(M20)modern relationships and expectations-Trying to understand the rules here?
I’ve been thinking about something that doesn’t get discussed honestly enough, especially in modern dating and arranged setups.
Equality at home - widely accepted
We often talk about equality in relationships, and I agree with that. If both partners are working, then sharing responsibilities at home makes complete sense. Cooking, cleaning, daily chores - all of that should ideally be a shared effort. That part feels fair and most people seem to agree on it.
Finances - where things start to shift
Where things begin to feel less consistent is when finances come into the picture. Even in dual-income situations, there is often an expectation that the man should still take on a larger share of financial responsibility, whether it is rent, major expenses, or even everyday spending like outings.
So on one side, there is an expectation of equality in effort, but on the other, there can be imbalance in financial contribution. That contrast is what feels confusing.
“Roommate vs partner” argument
One argument I often hear is that if everything is split 50/50, then it resembles more of a roommate arrangement than a partnership. I understand the intent behind this view, but it also feels like it is applied differently depending on the situation.
If a man brings up financial sharing, it can sometimes be interpreted as avoiding responsibility. At the same time, equal contribution in household work is widely accepted and encouraged.
Modern relationships also already lean toward independence in many ways. Couples often choose to live separately for personal space and freedom, prioritize individual choices, and maintain independence in daily life.
So it sometimes feels inconsistent to emphasize “partnership” mainly in financial expectations, while other aspects already follow a more independent structure. And when someone tries to set financial boundaries, it can sometimes shift from a practical discussion to a judgment of intent or character.
Pregnancy argument - valid, but situational
Another common point is pregnancy and childbirth, which is completely valid. It is a significant physical and emotional experience, and the support required during that phase is undeniable. In that situation, it makes sense for the man to take on a larger financial and practical role.
However, not every relationship is in that stage at all times. Many couples delay having children, and some choose not to have children at all. So applying that reasoning universally across all stages may not always fit every context.
A more balanced approach could be that during pregnancy and early childcare, the man takes on a greater financial responsibility, uses savings if needed, and provides additional support. Outside of that phase, especially in a dual-income setup, expecting a more balanced financial contribution can also seem reasonable.
The bigger picture
I think the core issue here is consistency. It can sometimes feel like traditional expectations have not fully disappeared, but instead have been combined with modern expectations. Rather than replacing older roles, they appear to coexist in a layered way.
At the same time, there are also expectations from men that are often less openly discussed. Beyond finances, men are frequently expected to provide stability, take initiative, handle pressure, and remain emotionally composed during difficult situations. There is also an expectation to be consistently understanding and accommodating - managing emotional ups and downs, being patient during emotional fluctuations, keeping effort alive in the relationship, and often maintaining a certain level of attentiveness and care.

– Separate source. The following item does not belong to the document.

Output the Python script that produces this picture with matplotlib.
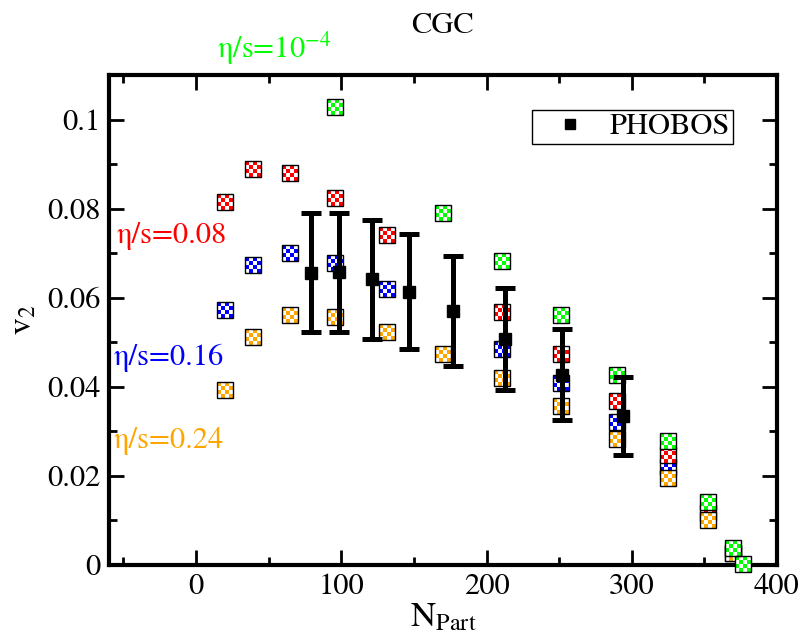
import numpy as np
import matplotlib
matplotlib.use("Agg")
import matplotlib.pyplot as plt
from matplotlib.path import Path
from matplotlib.lines import Line2D

plt.rcParams['font.family'] = ['STIXGeneral', 'DejaVu Serif']
plt.rcParams['mathtext.fontset'] = 'stix'

# model curves
x_green = [96, 170, 211, 251.5, 290, 325, 352.5, 370, 376.5]
v2_green = [0.1029, 0.0790, 0.0682, 0.0561, 0.0427, 0.0279, 0.0141, 0.0038, 0.0003]

x_red = [20, 39.5, 64.5, 96, 131.5, 211, 251.5, 290, 325, 352.5, 370]
v2_red = [0.0815, 0.0889, 0.0880, 0.0824, 0.0741, 0.0568, 0.0473, 0.0369, 0.0246, 0.0117, 0.0028]

x_blue = [20, 39.5, 64.5, 96, 131.5, 211, 251.5, 290, 325]
v2_blue = [0.0573, 0.0673, 0.0701, 0.0678, 0.0619, 0.0485, 0.0409, 0.0322, 0.0221]

x_orange = [20, 39.5, 64.5, 96, 131.5, 170, 211, 251.5, 290, 325, 352.5, 370]
v2_orange = [0.0394, 0.0512, 0.0562, 0.0557, 0.0522, 0.0473, 0.0420, 0.0358, 0.0284, 0.0195, 0.0100, 0.0027]

# PHOBOS data
x_phobos = [79.3, 98.4, 121.2, 146.9, 177.2, 212.4, 252.2, 294.3]
v2_phobos = [0.0656, 0.0657, 0.0641, 0.0613, 0.0570, 0.0508, 0.0427, 0.0334]
err_phobos = [0.0134, 0.0134, 0.0134, 0.0129, 0.0124, 0.0115, 0.0102, 0.0087]


def checker_path(n=4):
    verts, codes = [], []
    d = 2.0 / n
    for i in range(n):
        for j in range(n):
            if (i + j) % 2 == 0:
                x0 = -1 + i * d
                y0 = -1 + j * d
                verts += [(x0, y0), (x0 + d, y0), (x0 + d, y0 + d), (x0, y0 + d), (x0, y0)]
                codes += [Path.MOVETO, Path.LINETO, Path.LINETO, Path.LINETO, Path.CLOSEPOLY]
    return Path(verts, codes)


checker = checker_path(4)


def checker_points(ax, x, y, color, z, ms=11):
    ax.plot(x, y, ls='none', marker='s', ms=ms, mfc=color, mec='none', zorder=z, clip_on=False)
    ax.plot(x, y, ls='none', marker=checker, ms=ms, mfc='white', mec='none', mew=0, zorder=z + 0.01, clip_on=False)
    ax.plot(x, y, ls='none', marker='s', ms=ms, mfc='none', mec='black', mew=1, zorder=z + 0.02, clip_on=False)


fig = plt.figure(figsize=(8.01, 6.38), dpi=100)
ax = fig.add_axes([0.136, 0.1144, 0.834, 0.768])

checker_points(ax, x_blue, v2_blue, '#0000ff', 4)
checker_points(ax, x_red, v2_red, '#ff0000', 5)
checker_points(ax, x_orange, v2_orange, '#ffa500', 6)
checker_points(ax, x_green, v2_green, '#00ff00', 7)

ax.errorbar(x_phobos, v2_phobos, yerr=err_phobos, fmt='s', color='black', ms=9,
            elinewidth=3.6, capsize=7.5, capthick=3.6, zorder=10)

ax.set_xlim(-60, 400)
ax.set_ylim(0, 0.11)
ax.set_xticks([0, 100, 200, 300, 400])
ax.set_xticks(np.arange(-50, 400, 50), minor=True)
ax.set_yticks([0, 0.02, 0.04, 0.06, 0.08, 0.1])
ax.set_yticks(np.arange(0.01, 0.11, 0.02), minor=True)
ax.set_yticklabels(['0', '0.02', '0.04', '0.06', '0.08', '0.1'])
ax.tick_params(which='both', direction='in', top=True, right=True, width=2, labelsize=22, pad=6)
ax.tick_params(which='major', length=11)
ax.tick_params(which='minor', length=6)
for sp in ax.spines.values():
    sp.set_linewidth(3)

ax.set_xlabel(r'N$_{\mathregular{Part}}$', fontsize=25, labelpad=1)
ax.set_ylabel(r'v$_{\mathregular{2}}$', fontsize=24, labelpad=6)

fig.text(0.552, 0.948, 'CGC', fontsize=22, ha='center', va='baseline')

ax.text(-54.5, 0.0722, 'η/s=0.08', color='#ff0000', fontsize=22, va='baseline')
ax.text(-57, 0.0448, 'η/s=0.16', color='#0000ff', fontsize=22, va='baseline')
ax.text(-56.5, 0.0262, 'η/s=0.24', color='#ffa500', fontsize=22, va='baseline')
ax.text(14.5, 0.1140, r'η/s=10$^{\mathregular{-4}}$', color='#00ff00', fontsize=22, va='baseline',
        clip_on=False)

handle = Line2D([], [], ls='none', marker='s', color='black', ms=7)
leg = ax.legend([handle], ['PHOBOS'], loc='upper right', bbox_to_anchor=(0.934, 0.929),
                borderaxespad=0, fontsize=22, fancybox=False, framealpha=1,
                handlelength=2.3, handletextpad=0.15, borderpad=0.1)
leg.get_frame().set_edgecolor('black')
leg.get_frame().set_linewidth(1)

fig.savefig('out.png', dpi=100)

Individually, none of these expectations are necessarily unreasonable. However, when they all come together along with financial and household responsibilities, it can sometimes feel like a disproportionate set of expectations on one side.
There is also another interesting point regarding traditional practices. Dowry, for example, is rightfully illegal and socially discouraged, and expectations from in-laws are also generally considered inappropriate. That is something I fully agree with. At the same time, in modern expectations, men are still often assumed to be the ones who should bring long-term financial stability into the marriage.
On the other hand, assets or inheritance received by women are often viewed as individual and separate rather than something that is necessarily shared in the same way. Again, this raises questions around consistency in how expectations are applied, rather than supporting outdated practices.
That is where this sense of imbalance comes from for many people.
TLDR: Equality is widely accepted in household responsibilities, but financial expectations and broader relationship roles can sometimes feel less consistent. It can appear that traditional expectations and modern expectations are being combined, which creates a perception of uneven distribution of responsibility.